Depletion performance of gas condensate reservoirs is highly influenced by changes in fluid composition below the dew point. Long-term prediction of condensate gas reservoir behavior is therefore difficult due to the complexity of both composition variation and two-phase flow effects. In this paper, an integrated model was developed to simulate gas-condensate reservoir behavior. The model couples the compositional material balance or the generalized material balance equations for reservoir behavior, the two-phase pseudo integral pressure for near wellbore behavior, and outflow correlations for wellbore behavior.

An optimization algorithm was also used with the integrated model so it can be utilized in history matching mode to estimate original gas in-place, original oil in-place and productivity index parameters for gas condensate reservoirs. The model can be used to predict the production performance for variable tubing-head pressure and variable production rate. The model runs fast and requires minimum input.
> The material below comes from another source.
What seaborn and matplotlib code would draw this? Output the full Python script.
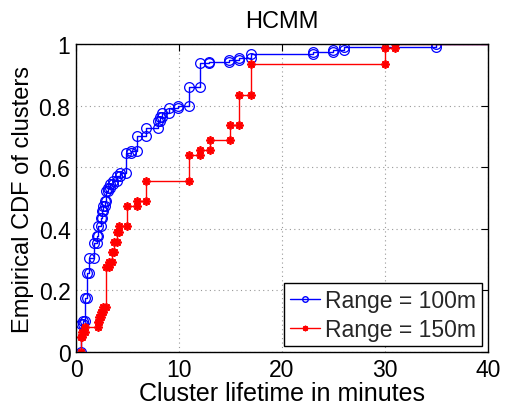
import numpy as np
import pandas as pd
import seaborn as sns
import matplotlib
matplotlib.use("Agg")
import matplotlib.pyplot as plt
from matplotlib.lines import Line2D

# ECDF jump locations (minutes) and CDF levels
blue_x = [0.45, 0.65, 0.85, 1.05, 1.3, 1.75, 2.0, 2.15, 2.4, 2.55, 2.65, 2.8, 2.95,
          3.1, 3.3, 3.6, 3.95, 4.3, 4.9, 5.3, 5.95, 6.8, 8.0, 8.2, 8.4, 9.0, 9.9,
          11.0, 12.0, 12.9, 14.9, 15.8, 17.0, 23.0, 25.0, 26.0, 35.0]
blue_cdf = [0.09, 0.10, 0.176, 0.257, 0.304, 0.354, 0.378, 0.41, 0.434, 0.459, 0.475,
            0.491, 0.524, 0.532, 0.545, 0.556, 0.572, 0.58, 0.645, 0.654, 0.702, 0.726,
            0.751, 0.762, 0.776, 0.791, 0.80, 0.862, 0.937, 0.942, 0.948, 0.955, 0.967,
            0.973, 0.981, 0.989, 1.0]

red_x = [0.45, 0.6, 0.85, 2.1, 2.25, 2.45, 2.65, 2.95, 3.2, 3.45, 3.7, 4.0, 4.2, 5.0,
         5.95, 6.8, 11.0, 12.0, 13.0, 15.0, 15.8, 17.0, 30.0, 31.0]
red_cdf = [0.048, 0.064, 0.08, 0.098, 0.113, 0.129, 0.145, 0.275, 0.291, 0.324, 0.358,
           0.389, 0.41, 0.475, 0.491, 0.556, 0.64, 0.657, 0.688, 0.738, 0.835, 0.935,
           0.986, 1.0]

series_names = ["Range = 100m", "Range = 150m"]
x_ticks = [0, 10, 20, 30, 40]
y_ticks = [0, 0.2, 0.4, 0.6, 0.8, 1.0]
y_tick_labels = ["0", "0.2", "0.4", "0.6", "0.8", "1"]
x_max = 40


def stair_vertices(xs, fs, xend):
    vx, vy = [], []
    prev = 0.0
    for x, f in zip(xs, fs):
        vx += [x, x]
        vy += [prev, f]
        prev = f
    vx.append(xend)
    vy.append(prev)
    return pd.DataFrame({"x": vx, "y": vy})


sns.set_theme(style="white")
plt.rcParams["font.family"] = ["Liberation Sans", "DejaVu Sans"]

fig = plt.figure(figsize=(5.05, 4.06), dpi=100)
ax = fig.add_axes([0.1505, 0.1305, 0.8155, 0.7585])

df_b = stair_vertices(blue_x, blue_cdf, x_max)
df_r = stair_vertices(red_x, red_cdf, x_max)

sns.lineplot(data=df_b, x="x", y="y", sort=False, estimator=None, ax=ax,
             color=(0, 0, 1), lw=1.0, marker="o", markersize=7,
             markerfacecolor="none", markeredgecolor=(0, 0, 1), markeredgewidth=0.9,
             markevery=list(range(len(df_b) - 1)), zorder=3)
sns.lineplot(data=df_r, x="x", y="y", sort=False, estimator=None, ax=ax,
             color=(1, 0, 0), lw=1.0, marker=(8, 2, 0), markersize=6,
             markeredgecolor=(1, 0, 0), markeredgewidth=1.3,
             markevery=list(range(len(df_r) - 1)), zorder=3)

ax.set_xlim(0, x_max)
ax.set_ylim(0, 1)
ax.set_xticks(x_ticks)
ax.set_yticks(y_ticks)
ax.set_yticklabels(y_tick_labels)
ax.tick_params(direction="in", length=5, width=0.8, top=True, right=True,
               labelsize=16.5, colors="black", pad=4)
ax.grid(True, color="#999999", linestyle=(0, (1, 3)), linewidth=0.8)
for s in ax.spines.values():
    s.set_color("black")
    s.set_linewidth(1.0)
    s.set_zorder(4)

ax.set_xlabel("Cluster lifetime in minutes", fontsize=18, color="black", labelpad=0)
ax.set_ylabel("Empirical CDF of clusters", fontsize=17, color="black", labelpad=3)
ax.set_title("HCMM", fontsize=17, color="black", pad=12)

handles = [
    Line2D([], [], color=(0, 0, 1), lw=1.0, marker="o", markersize=4,
           markerfacecolor="none", markeredgecolor=(0, 0, 1)),
    Line2D([], [], color=(1, 0, 0), lw=1.0, marker=(8, 2, 0), markersize=4,
           markeredgecolor=(1, 0, 0)),
]
leg = ax.legend(handles, series_names, loc="lower right", fontsize=16.5,
                frameon=True, fancybox=False, edgecolor="black", framealpha=1,
                handlelength=1.3, handletextpad=0.25, borderpad=0.25,
                labelspacing=0.25, borderaxespad=0.25)
leg.get_frame().set_linewidth(1.0)

fig.savefig("out.png", dpi=100)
The developed model was validated using different simulation cases generated with a commercial reservoir simulator for variant reservoir and well conditions. The results show a good agreement between the simulation cases and the integrated model. After validating the integrated model against the simulated cases, the model was used to analyze production data for a rich gas condensate field (initial CGR of 180 bbl/MMscf). Tubing head pressure data for four wells was used along with basic reservoir and production data to obtain original fluids in place and productivity indexes of the wells. The estimated parameters were then used to forecast the gas and condensate production above and below the dew point. The model is also capable to predict reservoir pressure and bottom-hole flowing and tubing head pressures and can account for completion changes when they occur.